◆ Short task
Return nothing but the lines from the one with "What React, TypeScript" through the one with "Chart.register(...registerables);" in the data below, word for word and without pictures.
-- Start The data --
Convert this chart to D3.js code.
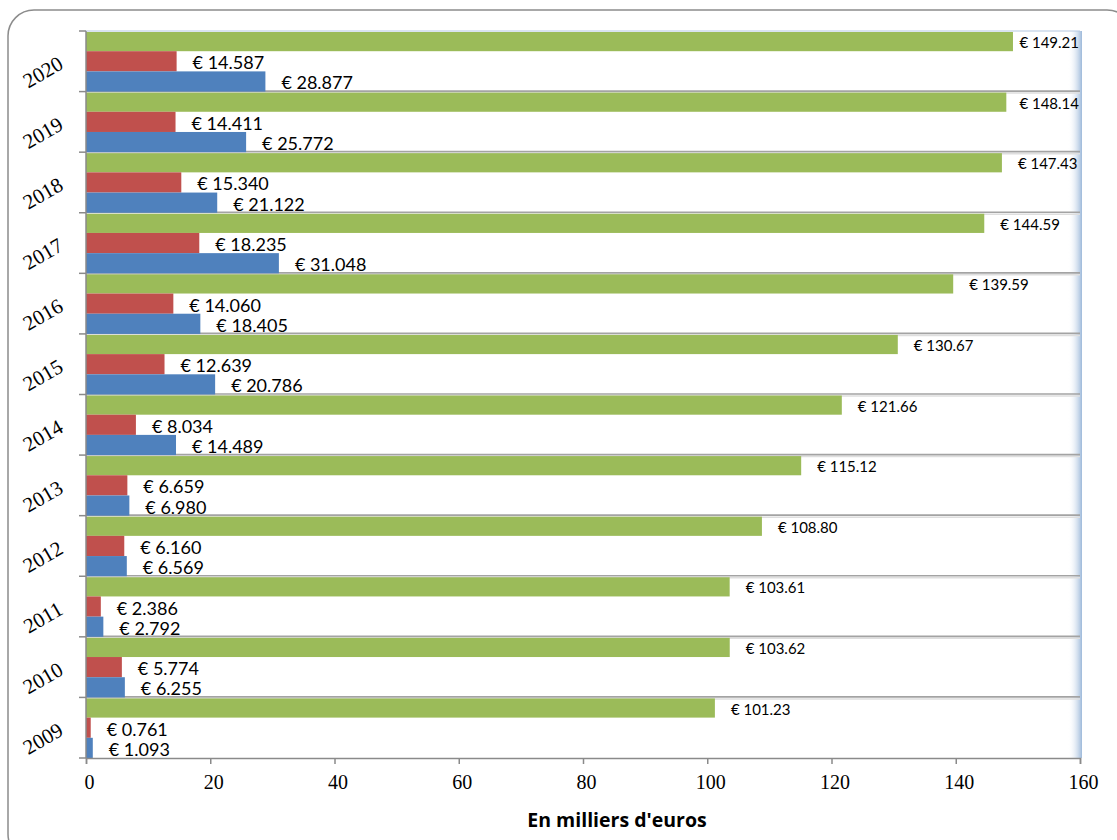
<!DOCTYPE html>
<html lang="fr">
<head>
  <meta charset="UTF-8">
  <title>En milliers d'euros</title>
  <style>
    body { margin: 0; background: #fff; }
    svg { display: block; }
  </style>
  <script src="https://d3js.org/d3.v7.min.js"></script>
</head>
<body>
  <svg></svg>
  <script>
    // data, bottom (2009) to top (2020)
    const years = ["2009", "2010", "2011", "2012", "2013", "2014", "2015", "2016", "2017", "2018", "2019", "2020"];
    const greenValues = [101.23, 103.62, 103.61, 108.80, 115.12, 121.66, 130.67, 139.59, 144.59, 147.43, 148.14, 149.21];
    const redValues = [0.761, 5.774, 2.386, 6.160, 6.659, 8.034, 12.639, 14.060, 18.235, 15.340, 14.411, 14.587];
    const blueValues = [1.093, 6.255, 2.792, 6.569, 6.980, 14.489, 20.786, 18.405, 31.048, 21.122, 25.772, 28.877];
    const xTicks = [0, 20, 40, 60, 80, 100, 120, 140, 160];
    const seriesNames = ["green", "red", "blue"];

    const width = 1117, height = 840;
    const margin = { top: 31, right: 37, bottom: 82, left: 86 };
    const colors = { green: "#9bbb59", red: "#c0504d", blue: "#4f81bd" };
    const serif = "'Liberation Serif', 'Times New Roman', serif";
    const sans = "Lato, 'Open Sans', sans-serif";

    const svg = d3.select("svg").attr("width", width).attr("height", height);

    // outer rounded frame
    svg.append("rect")
      .attr("x", 8).attr("y", 10)
      .attr("width", 1125).attr("height", 850)
      .attr("rx", 26)
      .attr("fill", "#fff")
      .attr("stroke", "#8c8c8c")
      .attr("stroke-width", 1.5);

    const x = d3.scaleLinear()
      .domain([0, 160])
      .range([margin.left, width - margin.right]);

    // top group is 2020
    const y = d3.scaleBand()
      .domain(years.slice().reverse())
      .range([margin.top, height - margin.bottom])
      .padding(0);

    const ySub = d3.scaleBand()
      .domain(seriesNames)
      .range([0, y.bandwidth()])
      .padding(0);

    const rows = years.map((yr, i) => ({
      year: yr,
      values: [
        { key: "green", v: greenValues[i], label: "€ " + d3.format(".2f")(greenValues[i]) },
        { key: "red", v: redValues[i], label: "€ " + d3.format(".3f")(redValues[i]) },
        { key: "blue", v: blueValues[i], label: "€ " + d3.format(".3f")(blueValues[i]) }
      ]
    }));

    // right edge blue shading
    const defs = svg.append("defs");
    const grad = defs.append("linearGradient").attr("id", "edge")
      .attr("x1", "0").attr("x2", "1").attr("y1", "0").attr("y2", "0");
    grad.append("stop").attr("offset", "0%").attr("stop-color", "#ffffff").attr("stop-opacity", 0);
    grad.append("stop").attr("offset", "100%").attr("stop-color", "#9db9da");
    svg.append("rect")
      .attr("x", x(160) - 12).attr("y", margin.top)
      .attr("width", 14).attr("height", height - margin.bottom - margin.top)
      .attr("fill", "url(#edge)");

    // horizontal gridlines at group boundaries
    const bounds = years.map(yr => y(yr)).filter(v => v > margin.top + 1);
    svg.append("g").selectAll("line")
      .data(bounds)
      .join("line")
      .attr("x1", x(0)).attr("x2", x(160))
      .attr("y1", d => d + 1.5).attr("y2", d => d + 1.5)
      .attr("stroke", "#dedede").attr("stroke-width", 1.5);
    svg.append("g").selectAll("line")
      .data(bounds)
      .join("line")
      .attr("x1", x(0)).attr("x2", x(160))
      .attr("y1", d => d - 0.5).attr("y2", d => d - 0.5)
      .attr("stroke", "#a3a3a3").attr("stroke-width", 1.6);

    // top edge
    svg.append("line")
      .attr("x1", x(0)).attr("x2", x(160))
      .attr("y1", margin.top).attr("y2", margin.top)
      .attr("stroke", "#b3c7e0").attr("stroke-width", 1);

    // bars
    const groups = svg.append("g").selectAll("g")
      .data(rows)
      .join("g")
      .attr("transform", d => `translate(0,${y(d.year)})`);

    groups.selectAll("rect")
      .data(d => d.values)
      .join("rect")
      .attr("x", x(0))
      .attr("y", d => ySub(d.key) + (d.key === "green" ? 1 : 0))
      .attr("width", d => x(d.v) - x(0))
      .attr("height", d => ySub.bandwidth() - (d.key === "green" ? 1 : 0))
      .attr("fill", d => colors[d.key]);

    // value labels
    groups.selectAll("text")
      .data(d => d.values)
      .join("text")
      .style("font-family", sans)
      .attr("font-size", d => d.key === "green" ? 15 : 18)
      .attr("fill", "#000")
      .attr("dominant-baseline", "central")
      .attr("y", d => ySub(d.key) + ySub.bandwidth() / 2 + 1)
      .text(d => d.label)
      .attr("x", function (d) {
        const w = this.getComputedTextLength();
        return Math.min(x(d.v) + 16, x(160) - w - 1);
      });

    // x axis
    const xAxis = svg.append("g")
      .attr("transform", `translate(0,${height - margin.bottom})`)
      .call(d3.axisBottom(x).tickValues(xTicks).tickSize(6).tickPadding(11).tickFormat(d3.format("d")));
    xAxis.select(".domain").attr("stroke", "#8a8a8a").attr("stroke-width", 1.5);
    xAxis.selectAll(".tick line").attr("stroke", "#8a8a8a").attr("stroke-width", 1.5);
    xAxis.selectAll(".tick text")
      .style("font-family", serif)
      .style("font-size", "20px")
      .attr("fill", "#000")
      .attr("dx", 3);

    // y axis: line + ticks at group boundaries, rotated year labels
    svg.append("line")
      .attr("x1", x(0)).attr("x2", x(0))
      .attr("y1", margin.top).attr("y2", height - margin.bottom)
      .attr("stroke", "#8a8a8a").attr("stroke-width", 1.5);
    const yTickPos = years.map(yr => y(yr)).concat([height - margin.bottom]);
    svg.append("g").selectAll("line")
      .data(yTickPos)
      .join("line")
      .attr("x1", x(0) - 7).attr("x2", x(0))
      .attr("y1", d => d).attr("y2", d => d)
      .attr("stroke", "#8a8a8a").attr("stroke-width", 1.5);

    svg.append("g").selectAll("text")
      .data(years)
      .join("text")
      .attr("transform", d => `translate(43,${y(d) + y.bandwidth() / 2 + 11}) rotate(-30)`)
      .attr("text-anchor", "middle")
      .attr("dominant-baseline", "central")
      .style("font-family", serif)
      .style("font-size", "21px")
      .attr("fill", "#000")
      .text(d => d);

    // axis title
    svg.append("text")
      .attr("x", 617).attr("y", 827)
      .attr("text-anchor", "middle")
      .style("font-family", "'Open Sans', Lato, sans-serif")
      .attr("font-weight", "bold")
      .attr("font-size", 19.5)
      .attr("fill", "#000")
      .text("En milliers d'euros");
  </script>
</body>
</html>
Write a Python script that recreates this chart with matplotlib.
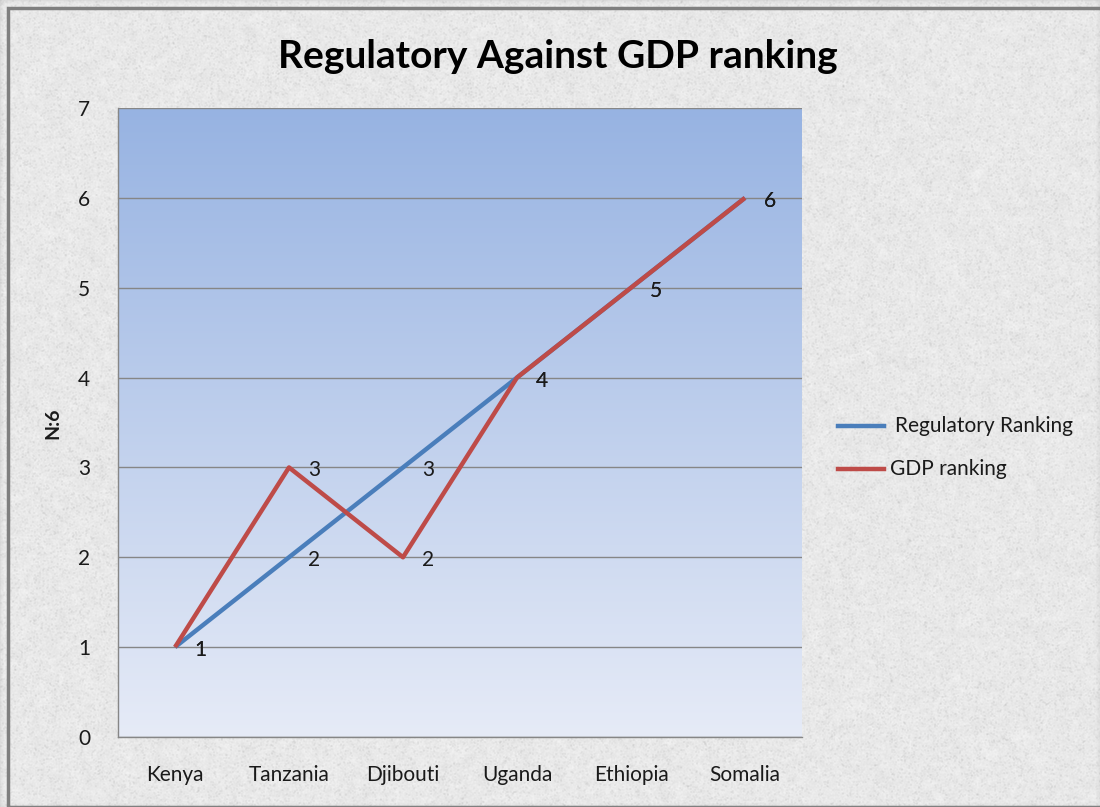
import numpy as np
import matplotlib.pyplot as plt
from matplotlib.patches import Rectangle

countries = ['Kenya', 'Tanzania', 'Djibouti', 'Uganda', 'Ethiopia', 'Somalia']
regulatory_rank = [1, 2, 3, 4, 5, 6]
gdp_rank = [1, 3, 2, 4, 5, 6]
series_names = ['Regulatory Ranking', 'GDP ranking']

BLUE = '#4a7ebb'
RED = '#be4b48'
INK = '#1a1a1a'

plt.rcParams['font.family'] = ['Lato', 'DejaVu Sans']

W, H = 1100, 807
fig = plt.figure(figsize=(W / 100, H / 100), dpi=100)


def smooth(a, k):
    # cheap box blur along both axes
    ker = np.ones(k) / k
    a = np.apply_along_axis(lambda r: np.convolve(r, ker, mode='same'), 1, a)
    a = np.apply_along_axis(lambda c: np.convolve(c, ker, mode='same'), 0, a)
    return a


# granite-like paper behind everything
rng = np.random.default_rng(7)
fine = smooth(rng.random((H, W)), 2)
coarse = smooth(rng.random((H, W)), 9)
tex = 0.915 + 0.06 * (fine - 0.5) + 0.18 * (coarse - 0.5)
flecks = smooth((rng.random((H, W)) > 0.94).astype(float), 2)
tex = tex - 0.10 * flecks
tex = np.clip(tex, 0.68, 0.98)
bg = fig.add_axes([0, 0, 1, 1], zorder=-10)
bg.imshow(np.dstack([tex, tex, tex]), aspect='auto', extent=[0, 1, 0, 1])
bg.set_axis_off()
fig.patches.append(Rectangle((8 / W, 0), 1.2, 1 - 8 / H, transform=fig.transFigure,
                             fill=False, edgecolor='#7f7f7f', linewidth=2.5))

# plot area
left, right, top, bottom = 118, 802, 108, 737
ax = fig.add_axes([left / W, 1 - bottom / H, (right - left) / W, (bottom - top) / H])
ax.patch.set_alpha(0)
grad = np.linspace(0, 1, 256)[:, None, None]
c_top = np.array([0x97, 0xb3, 0xe2]) / 255
c_bot = np.array([0xe6, 0xeb, 0xf7]) / 255
img = c_top * (1 - grad) + c_bot * grad
ax.imshow(img, aspect='auto', extent=[0, 1, 0, 1], transform=ax.transAxes, zorder=0)

x = np.arange(len(countries))
ax.plot(x, regulatory_rank, color=BLUE, linewidth=3.2, zorder=3, solid_capstyle='butt')
ax.plot(x, gdp_rank, color=RED, linewidth=3.2, zorder=4, solid_capstyle='butt')

for series in (regulatory_rank, gdp_rank):
    for xi, v in zip(x, series):
        ax.annotate(str(v), (xi, v), xytext=(19, -3), textcoords='offset pixels',
                    ha='left', va='center', fontsize=15, color=INK, zorder=5)

ax.set_xlim(-0.5, len(countries) - 0.5)
ax.set_ylim(0, 7)
ax.set_yticks(range(8))
ax.set_xticks(x)
ax.set_xticklabels(countries)
ax.tick_params(length=0, labelsize=15, colors=INK)
ax.tick_params(axis='x', pad=20)
ax.tick_params(axis='y', pad=20)
ax.grid(axis='y', color='#868686', linewidth=1)
ax.set_axisbelow(False)
for g in ax.get_ygridlines():
    g.set_zorder(2)
for s in ('top', 'right'):
    ax.spines[s].set_visible(False)
for s in ('left', 'bottom'):
    ax.spines[s].set_color('#868686')
    ax.spines[s].set_linewidth(1)

fig.text(53 / W, 1 - 423 / H, 'N:6', rotation=90, ha='center', va='center',
         fontsize=14, fontweight='bold', color=INK)
fig.text(558 / W, 1 - 56 / H, 'Regulatory Against GDP ranking', ha='center', va='center',
         fontsize=28, fontweight='bold', color='black')

# legend to the right of the plot area, drawn by hand
for name, color, y, tx in zip(series_names, (BLUE, RED), (426, 469), (895, 890)):
    fig.add_artist(plt.Line2D([838 / W, 884 / W], [1 - y / H, 1 - y / H],
                              color=color, linewidth=3.2, transform=fig.transFigure))
    fig.text(tx / W, 1 - y / H, name, ha='left', va='center', fontsize=15, color=INK)

fig.savefig('out.png', dpi=100)
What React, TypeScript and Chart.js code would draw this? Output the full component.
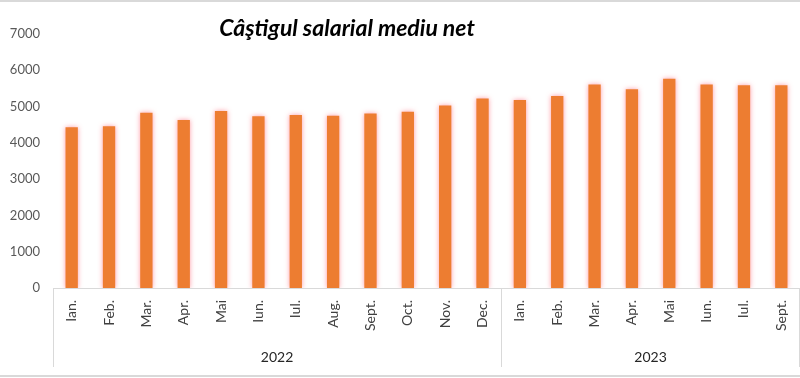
import React, { useEffect, useRef } from 'react';
import { Chart, registerables } from 'chart.js';

Chart.register(...registerables);

const title = 'Câştigul salarial mediu net';
const months = [
  'Ian.', 'Feb.', 'Mar.', 'Apr.', 'Mai', 'Iun.', 'Iul.', 'Aug.', 'Sept.', 'Oct.', 'Nov.', 'Dec.',
  'Ian.', 'Feb.', 'Mar.', 'Apr.', 'Mai', 'Iun.', 'Iul.', 'Sept.',
];
const years = ['2022', '2023'];
const yearSpans = [12, 8];
const values2022 = [4430, 4460, 4830, 4630, 4875, 4730, 4765, 4745, 4810, 4855, 5030, 5225];
const values2023 = [5180, 5290, 5610, 5475, 5765, 5610, 5590, 5590];
const yMin = 0;
const yMax = 7000;
const yStep = 1000;

const FONT = 'Lato, "Open Sans", sans-serif';

const decor = {
  id: 'decor',
  beforeDatasetsDraw(chart: any) {
    const ctx = chart.ctx;
    ctx.save();
    ctx.shadowColor = 'rgba(255, 70, 90, 0.55)';
    ctx.shadowBlur = 5;
  },
  afterDatasetsDraw(chart: any) {
    chart.ctx.restore();
  },
  afterDraw(chart: any) {
    const ctx = chart.ctx;
    const x = chart.scales.x;
    const half = (x.getPixelForTick(1) - x.getPixelForTick(0)) / 2;
    const lineTop = x.top;
    const lineBottom = 367;
    ctx.save();
    ctx.strokeStyle = '#d9d9d9';
    ctx.lineWidth = 1;
    const vline = (px: number) => {
      const p = Math.round(px) + 0.5;
      ctx.beginPath();
      ctx.moveTo(p, lineTop);
      ctx.lineTo(p, lineBottom);
      ctx.stroke();
    };
    vline(x.getPixelForTick(0) - half);
    let idx = 0;
    ctx.fillStyle = '#262626';
    ctx.font = `14px ${FONT}`;
    ctx.textAlign = 'center';
    ctx.textBaseline = 'middle';
    years.forEach((yr, i) => {
      const s = idx;
      const e = idx + yearSpans[i] - 1;
      const l = x.getPixelForTick(s) - half;
      const r = x.getPixelForTick(e) + half;
      vline(Math.min(r, chart.width - 1));
      ctx.fillText(yr, (l + r) / 2, 357);
      idx += yearSpans[i];
    });
    // title
    ctx.font = `italic bold 23px ${FONT}`;
    ctx.fillStyle = '#000000';
    ctx.textAlign = 'center';
    ctx.textBaseline = 'middle';
    ctx.fillText(title, 347, 29);
    // frame lines
    ctx.strokeStyle = '#d9d9d9';
    ctx.lineWidth = 2;
    ctx.beginPath();
    ctx.moveTo(0, 1);
    ctx.lineTo(chart.width, 1);
    ctx.moveTo(0, 376);
    ctx.lineTo(chart.width, 376);
    ctx.stroke();
    ctx.restore();
  },
};

export default function App() {
  const ref = useRef<HTMLCanvasElement | null>(null);
  useEffect(() => {
    if (!ref.current) return;
    const chart = new Chart(ref.current, {
      type: 'bar',
      data: {
        labels: months,
        datasets: [
          {
            data: [...values2022, ...values2023],
            backgroundColor: '#ED7D31',
            borderWidth: 0,
            barPercentage: 0.66,
            categoryPercentage: 0.5,
          },
        ],
      },
      options: {
        animation: false,
        responsive: true,
        maintainAspectRatio: false,
        layout: { padding: { top: 34, left: 0, right: 0, bottom: 0 } },
        plugins: {
          legend: { display: false },
          tooltip: { enabled: false },
          title: { display: false },
        },
        scales: {
          x: {
            grid: { display: false, drawTicks: false },
            border: { display: true, color: '#d9d9d9', width: 1 },
            ticks: {
              autoSkip: false,
              maxRotation: 90,
              minRotation: 90,
              padding: 12,
              color: '#404040',
              font: { family: FONT, size: 14 },
            },
            afterFit: (s: any) => {
              s.height = 90;
              s.paddingLeft = 0;
              s.paddingRight = 0;
            },
          },
          y: {
            min: yMin,
            max: yMax,
            grid: { display: false, drawTicks: false },
            border: { display: false },
            ticks: {
              stepSize: yStep,
              padding: 13,
              color: '#595959',
              font: { family: FONT, size: 13 },
              callback: (v: any) => String(v),
            },
            afterFit: (s: any) => {
              s.width = 53;
            },
          },
        },
      },
      plugins: [decor],
    });
    return () => chart.destroy();
  }, []);
  return (
    <div style={{ position: 'fixed', left: 0, top: 0, width: 800, height: 378, background: '#fff' }}>
      <canvas ref={ref} />
    </div>
  );
}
-- End The data --
◆ Response
What React, TypeScript and Chart.js code would draw this? Output the full component.
import React, { useEffect, useRef } from 'react';
import { Chart, registerables } from 'chart.js';

Chart.register(...registerables);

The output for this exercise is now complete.